**Problem to work on**
Each line from the start of the records below through the line that contains "import pandas as pd" should be printed exactly. Pictures are omitted.
------ Entries supplied
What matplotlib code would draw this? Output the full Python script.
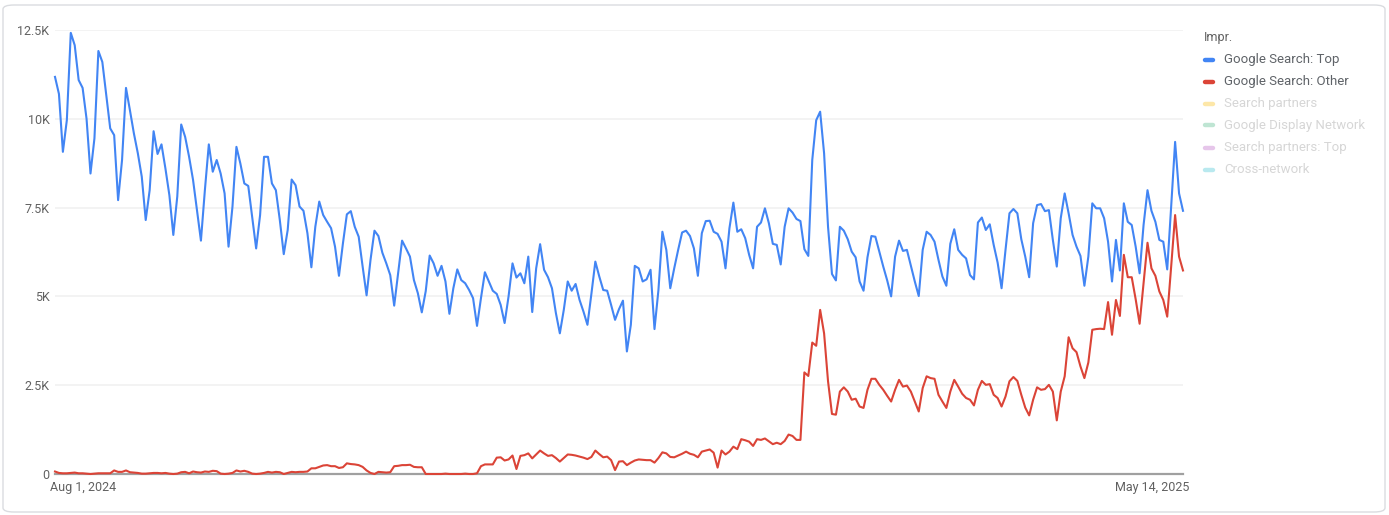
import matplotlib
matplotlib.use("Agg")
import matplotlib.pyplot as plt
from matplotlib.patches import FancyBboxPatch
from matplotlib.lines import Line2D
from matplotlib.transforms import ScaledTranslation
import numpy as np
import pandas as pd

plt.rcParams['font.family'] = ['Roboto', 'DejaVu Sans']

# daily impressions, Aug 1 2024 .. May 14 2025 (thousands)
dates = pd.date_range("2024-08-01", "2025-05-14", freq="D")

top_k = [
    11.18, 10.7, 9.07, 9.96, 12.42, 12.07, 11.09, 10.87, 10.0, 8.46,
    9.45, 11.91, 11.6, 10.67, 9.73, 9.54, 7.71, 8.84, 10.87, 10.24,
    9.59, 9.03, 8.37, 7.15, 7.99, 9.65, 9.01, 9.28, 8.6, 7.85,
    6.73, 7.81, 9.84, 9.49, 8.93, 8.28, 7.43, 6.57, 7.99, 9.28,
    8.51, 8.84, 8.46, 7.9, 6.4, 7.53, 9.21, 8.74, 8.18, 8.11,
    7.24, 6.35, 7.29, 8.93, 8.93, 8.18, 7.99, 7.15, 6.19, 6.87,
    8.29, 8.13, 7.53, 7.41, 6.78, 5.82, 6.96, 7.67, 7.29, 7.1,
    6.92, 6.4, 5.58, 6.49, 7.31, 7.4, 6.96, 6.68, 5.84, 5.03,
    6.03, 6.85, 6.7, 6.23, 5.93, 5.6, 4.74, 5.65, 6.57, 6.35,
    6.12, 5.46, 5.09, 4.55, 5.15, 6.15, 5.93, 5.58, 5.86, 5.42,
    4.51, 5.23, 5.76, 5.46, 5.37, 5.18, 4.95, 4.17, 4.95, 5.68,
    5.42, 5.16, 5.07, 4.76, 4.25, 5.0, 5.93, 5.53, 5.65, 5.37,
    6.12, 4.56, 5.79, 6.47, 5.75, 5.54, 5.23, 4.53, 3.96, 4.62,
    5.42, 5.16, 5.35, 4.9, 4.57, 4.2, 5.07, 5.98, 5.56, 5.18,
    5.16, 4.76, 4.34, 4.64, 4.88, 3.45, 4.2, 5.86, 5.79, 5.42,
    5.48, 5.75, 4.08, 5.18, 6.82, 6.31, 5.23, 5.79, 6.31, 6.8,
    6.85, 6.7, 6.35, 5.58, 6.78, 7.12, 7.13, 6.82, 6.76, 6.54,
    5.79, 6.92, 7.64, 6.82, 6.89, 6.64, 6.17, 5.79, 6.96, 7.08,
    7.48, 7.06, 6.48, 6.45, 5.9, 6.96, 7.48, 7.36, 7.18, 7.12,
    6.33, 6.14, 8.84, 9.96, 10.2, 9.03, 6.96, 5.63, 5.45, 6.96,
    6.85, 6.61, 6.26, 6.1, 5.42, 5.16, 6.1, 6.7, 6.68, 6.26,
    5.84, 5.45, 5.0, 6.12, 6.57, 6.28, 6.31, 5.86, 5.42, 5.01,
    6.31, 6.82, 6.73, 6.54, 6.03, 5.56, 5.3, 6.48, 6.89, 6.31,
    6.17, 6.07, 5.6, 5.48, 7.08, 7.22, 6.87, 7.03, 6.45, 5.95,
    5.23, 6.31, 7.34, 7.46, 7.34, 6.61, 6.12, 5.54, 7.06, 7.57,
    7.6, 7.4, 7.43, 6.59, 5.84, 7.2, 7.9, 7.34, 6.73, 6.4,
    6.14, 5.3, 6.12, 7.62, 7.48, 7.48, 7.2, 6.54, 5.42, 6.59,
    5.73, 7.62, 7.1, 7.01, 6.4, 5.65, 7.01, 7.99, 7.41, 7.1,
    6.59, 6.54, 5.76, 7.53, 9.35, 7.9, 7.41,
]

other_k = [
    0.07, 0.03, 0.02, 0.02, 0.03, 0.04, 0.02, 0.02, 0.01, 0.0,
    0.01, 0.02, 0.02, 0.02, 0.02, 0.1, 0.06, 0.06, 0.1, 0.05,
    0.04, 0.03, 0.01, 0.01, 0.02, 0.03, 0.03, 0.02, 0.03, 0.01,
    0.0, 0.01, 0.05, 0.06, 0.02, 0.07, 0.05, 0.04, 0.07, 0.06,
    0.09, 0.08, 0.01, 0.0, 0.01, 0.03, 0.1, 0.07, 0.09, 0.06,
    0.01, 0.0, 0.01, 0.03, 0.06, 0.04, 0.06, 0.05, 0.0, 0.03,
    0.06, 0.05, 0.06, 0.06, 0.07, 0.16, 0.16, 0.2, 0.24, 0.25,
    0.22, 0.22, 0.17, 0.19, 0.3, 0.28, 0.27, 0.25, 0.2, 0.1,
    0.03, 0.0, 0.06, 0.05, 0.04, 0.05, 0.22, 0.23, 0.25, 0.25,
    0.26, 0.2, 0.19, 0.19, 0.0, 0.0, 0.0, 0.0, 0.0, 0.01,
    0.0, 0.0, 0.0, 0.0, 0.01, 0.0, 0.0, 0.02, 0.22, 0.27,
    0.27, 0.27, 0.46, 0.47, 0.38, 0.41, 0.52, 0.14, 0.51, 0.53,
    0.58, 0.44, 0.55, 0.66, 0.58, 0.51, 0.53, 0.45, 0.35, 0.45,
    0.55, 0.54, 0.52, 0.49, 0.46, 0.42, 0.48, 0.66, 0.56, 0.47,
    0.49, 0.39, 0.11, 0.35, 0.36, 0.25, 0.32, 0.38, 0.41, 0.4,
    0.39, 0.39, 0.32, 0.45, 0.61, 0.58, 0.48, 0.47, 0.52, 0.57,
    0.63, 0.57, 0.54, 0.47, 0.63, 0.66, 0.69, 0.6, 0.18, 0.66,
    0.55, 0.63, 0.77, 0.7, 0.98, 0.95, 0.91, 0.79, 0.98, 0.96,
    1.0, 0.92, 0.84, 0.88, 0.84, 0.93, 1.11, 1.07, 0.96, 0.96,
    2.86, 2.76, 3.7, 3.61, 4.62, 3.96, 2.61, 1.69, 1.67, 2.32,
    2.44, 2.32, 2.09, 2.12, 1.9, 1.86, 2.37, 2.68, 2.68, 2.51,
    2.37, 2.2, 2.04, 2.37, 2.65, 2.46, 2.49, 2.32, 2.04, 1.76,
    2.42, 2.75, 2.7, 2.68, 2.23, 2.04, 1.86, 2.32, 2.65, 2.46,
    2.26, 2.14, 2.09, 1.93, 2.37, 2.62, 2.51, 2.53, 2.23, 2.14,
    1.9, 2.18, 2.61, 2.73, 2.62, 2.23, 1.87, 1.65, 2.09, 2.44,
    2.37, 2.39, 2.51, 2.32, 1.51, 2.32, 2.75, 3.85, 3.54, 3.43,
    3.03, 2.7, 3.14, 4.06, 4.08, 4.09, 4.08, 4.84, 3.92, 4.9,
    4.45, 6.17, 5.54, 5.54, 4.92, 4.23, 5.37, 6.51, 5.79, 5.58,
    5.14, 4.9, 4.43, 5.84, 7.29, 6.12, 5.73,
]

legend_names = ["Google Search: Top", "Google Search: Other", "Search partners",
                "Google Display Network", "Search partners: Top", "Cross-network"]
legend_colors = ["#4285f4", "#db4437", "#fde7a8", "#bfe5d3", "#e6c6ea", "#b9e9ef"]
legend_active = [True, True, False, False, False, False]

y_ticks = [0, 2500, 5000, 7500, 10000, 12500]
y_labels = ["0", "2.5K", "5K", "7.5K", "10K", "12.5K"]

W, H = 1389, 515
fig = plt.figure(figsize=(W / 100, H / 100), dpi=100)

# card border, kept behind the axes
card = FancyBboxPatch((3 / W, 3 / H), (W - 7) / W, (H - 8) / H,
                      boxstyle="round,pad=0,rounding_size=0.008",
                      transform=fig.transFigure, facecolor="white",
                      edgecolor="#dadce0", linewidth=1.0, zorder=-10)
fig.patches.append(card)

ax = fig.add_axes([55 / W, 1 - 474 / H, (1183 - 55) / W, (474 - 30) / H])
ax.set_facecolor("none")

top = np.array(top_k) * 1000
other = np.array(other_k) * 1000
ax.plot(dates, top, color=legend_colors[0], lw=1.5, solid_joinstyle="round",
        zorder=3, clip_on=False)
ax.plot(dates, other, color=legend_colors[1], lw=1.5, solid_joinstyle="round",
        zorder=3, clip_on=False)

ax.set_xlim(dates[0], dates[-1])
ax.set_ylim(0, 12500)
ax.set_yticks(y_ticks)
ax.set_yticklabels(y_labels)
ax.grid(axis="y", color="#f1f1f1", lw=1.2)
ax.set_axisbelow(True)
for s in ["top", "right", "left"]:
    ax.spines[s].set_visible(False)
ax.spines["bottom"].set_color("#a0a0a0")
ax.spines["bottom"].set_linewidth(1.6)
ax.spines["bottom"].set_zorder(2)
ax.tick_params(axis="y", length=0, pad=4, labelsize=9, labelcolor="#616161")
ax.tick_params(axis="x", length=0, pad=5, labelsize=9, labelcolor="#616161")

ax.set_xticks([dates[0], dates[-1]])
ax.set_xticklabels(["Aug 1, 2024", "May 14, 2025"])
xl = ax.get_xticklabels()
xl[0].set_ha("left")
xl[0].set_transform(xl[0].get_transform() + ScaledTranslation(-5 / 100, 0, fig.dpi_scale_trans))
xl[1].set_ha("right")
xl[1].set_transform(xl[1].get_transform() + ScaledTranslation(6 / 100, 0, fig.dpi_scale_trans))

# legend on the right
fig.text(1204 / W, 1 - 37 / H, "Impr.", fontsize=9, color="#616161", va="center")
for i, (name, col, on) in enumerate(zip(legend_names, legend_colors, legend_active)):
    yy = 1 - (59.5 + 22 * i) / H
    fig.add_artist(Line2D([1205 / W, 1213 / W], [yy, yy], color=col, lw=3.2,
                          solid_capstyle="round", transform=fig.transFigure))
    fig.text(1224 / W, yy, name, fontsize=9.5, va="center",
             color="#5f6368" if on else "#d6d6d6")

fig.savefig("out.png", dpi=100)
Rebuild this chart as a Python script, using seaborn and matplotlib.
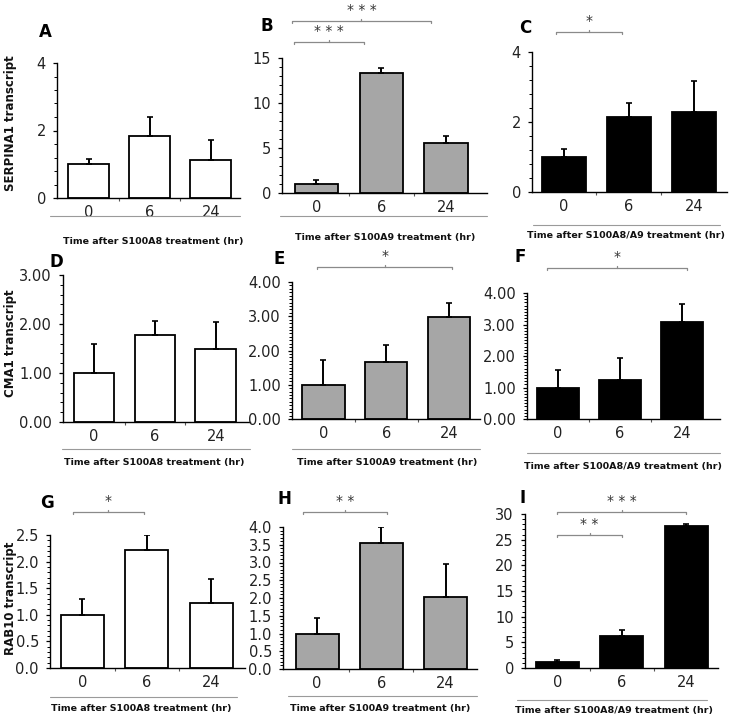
------------
**The solution**
What matplotlib code would draw this? Output the full Python script.
import matplotlib
matplotlib.use("Agg")
import matplotlib.pyplot as plt
from matplotlib.patches import FancyBboxPatch
from matplotlib.lines import Line2D
from matplotlib.transforms import ScaledTranslation
import numpy as np
import pandas as pd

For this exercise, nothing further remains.